Ci sono prove che SARS-CoV-2 può infettare le cellule adipose e che il tessuto adiposo può diventare un serbatoio per l’agente patogeno. Di conseguenza, la carica virale negli obesi tende ad essere più elevata rispetto agli individui di peso normale.
“Una possibile spiegazione per i nostri risultati è che carichi virali più elevati negli obesi aumentano il rischio di infezione diretta delle cellule endoteliali“, ha detto Heubel. “Può anche darsi che il processo sia influenzato dall’infiammazione che è tipicamente esacerbata nelle persone in sovrappeso”.

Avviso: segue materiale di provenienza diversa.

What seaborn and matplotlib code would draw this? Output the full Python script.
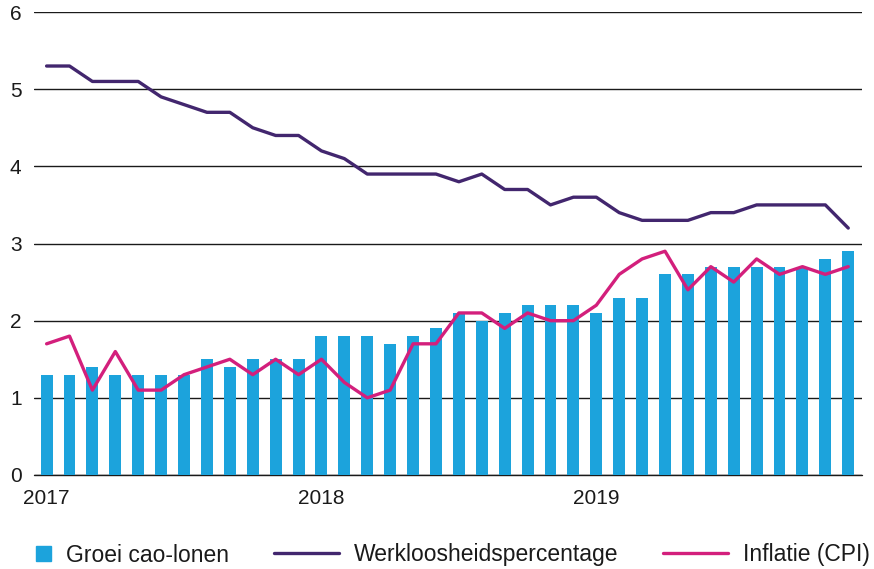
import matplotlib
matplotlib.use("Agg")
import matplotlib.pyplot as plt
from matplotlib.legend_handler import HandlerPatch
from matplotlib.patches import Rectangle, Patch
from matplotlib.lines import Line2D
import seaborn as sns
import pandas as pd

# monthly data, jan 2017 - dec 2019
months = list(range(36))
year_ticks = [0, 12, 24]
year_labels = ["2017", "2018", "2019"]

cao_lonen = [1.3, 1.3, 1.4, 1.3, 1.3, 1.3, 1.3, 1.5, 1.4, 1.5, 1.5, 1.5,
             1.8, 1.8, 1.8, 1.7, 1.8, 1.9, 2.1, 2.0, 2.1, 2.2, 2.2, 2.2,
             2.1, 2.3, 2.3, 2.6, 2.6, 2.7, 2.7, 2.7, 2.7, 2.7, 2.8, 2.9]
werkloosheid = [5.3, 5.3, 5.1, 5.1, 5.1, 4.9, 4.8, 4.7, 4.7, 4.5, 4.4, 4.4,
                4.2, 4.1, 3.9, 3.9, 3.9, 3.9, 3.8, 3.9, 3.7, 3.7, 3.5, 3.6,
                3.6, 3.4, 3.3, 3.3, 3.3, 3.4, 3.4, 3.5, 3.5, 3.5, 3.5, 3.2]
inflatie = [1.7, 1.8, 1.1, 1.6, 1.1, 1.1, 1.3, 1.4, 1.5, 1.3, 1.5, 1.3,
            1.5, 1.2, 1.0, 1.1, 1.7, 1.7, 2.1, 2.1, 1.9, 2.1, 2.0, 2.0,
            2.2, 2.6, 2.8, 2.9, 2.4, 2.7, 2.5, 2.8, 2.6, 2.7, 2.6, 2.7]

df = pd.DataFrame({"maand": months, "cao": cao_lonen,
                   "werkloosheid": werkloosheid, "inflatie": inflatie})

blue = "#1ca3dc"
purple = "#42266e"
magenta = "#d31f7c"

sns.set_style("white")
plt.rcParams["font.family"] = ["Liberation Sans", "DejaVu Sans"]
plt.rcParams["font.size"] = 15

fig = plt.figure(figsize=(8.74, 5.69), dpi=100)
ax = fig.add_axes([34 / 874, 1 - 475 / 569, (862 - 34) / 874, (475 - 12) / 569])

sns.barplot(data=df, x="maand", y="cao", color=blue, saturation=1,
            width=0.52, linewidth=0, ax=ax, zorder=2)
sns.lineplot(data=df, x="maand", y="werkloosheid", color=purple,
             linewidth=2.4, ax=ax, zorder=3)
sns.lineplot(data=df, x="maand", y="inflatie", color=magenta,
             linewidth=2.4, ax=ax, zorder=4)

ax.set_xlim(-0.55, 35.6)
ax.set_ylim(0, 6)
ax.set_yticks(range(7))
ax.set_xticks(year_ticks)
ax.set_xticklabels(year_labels)
ax.set_xlabel("")
ax.set_ylabel("")
ax.grid(axis="y", color="#1a1a1a", linewidth=1.0, zorder=0)
ax.set_axisbelow(True)
ax.axhline(0, color="#1a1a1a", linewidth=1.0, zorder=1, clip_on=False)
for s in ax.spines.values():
    s.set_visible(False)
ax.tick_params(axis="both", length=0, labelsize=15, colors="#1a1a1a")
ax.tick_params(axis="x", pad=10)
ax.tick_params(axis="y", pad=9)


def square_patch(legend, orig_handle, xdescent, ydescent, width, height, fontsize):
    side = 15 * 72 / 100
    return Rectangle((width - side - xdescent, height / 2 - side / 2 - ydescent),
                     side, side)


handles = [Patch(color=blue), Line2D([], [], color=purple, linewidth=2.4),
           Line2D([], [], color=magenta, linewidth=2.4)]
labels = ["Groei cao-lonen", "Werkloosheidspercentage", "Inflatie (CPI)"]
fig.legend(handles, labels, loc="center left", bbox_to_anchor=(-14 / 874, 1 - 555 / 569),
           ncol=3, frameon=False, borderpad=0, borderaxespad=0,
           handlelength=2.84, handletextpad=0.65, columnspacing=1.95,
           fontsize=16.5, labelcolor="#1a1a1a",
           handler_map={Patch: HandlerPatch(patch_func=square_patch)})

fig.savefig("out.png", dpi=100)
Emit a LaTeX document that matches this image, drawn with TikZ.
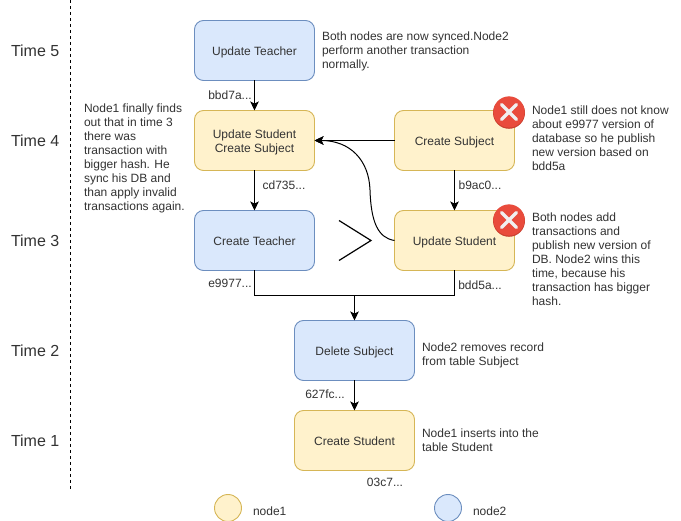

Per i ricercatori, gli operatori sanitari dovrebbero essere più attenti alle complicanze vascolari nel trattamento di pazienti obesi COVID-19. “Questi pazienti sono più suscettibili agli eventi cardiovascolari e quindi hanno bisogno di più assistenza. Sono disponibili diverse strategie per prevenire lo sviluppo di complicazioni”, ha affermato Heubel.
Secondo Mendes, i risultati dello studio aprono la strada a nuovi approcci terapeutici che si concentrano sull’endotelio. “Sarebbe una buona idea cercare un composto in grado di bloccare il processo che porta alla disfunzione endoteliale, dato il rischio associato di gravi complicazioni”, ha affermato.
Molti partecipanti allo studio sono passati a una condizione critica dopo il ricovero ospedaliero e hanno richiesto cure intensive, secondo Emmanuel Gomes Ciolac, Professore all’Università statale di San Paolo (UNESP) a Bauru e penultimo autore dell’articolo. “Si tratta di un progetto su larga scala, in cui i pazienti vengono valutati in tre momenti: in Ospedale, 30-45 giorni dopo la dimissione e quattro mesi dopo la dimissione. Presto saranno riportati altri risultati”, ha detto il ricercatore.
Per Ciolac, i dati finora ottenuti sottolineano la necessità per la società di considerare l’obesità come un problema serio. “Abbiamo urgente bisogno di politiche di sanità pubblica ampie ed efficienti per combattere questa malattia che è associata a una grave COVID-19 e a innumerevoli altri disturbi”, ha affermato Ciolac.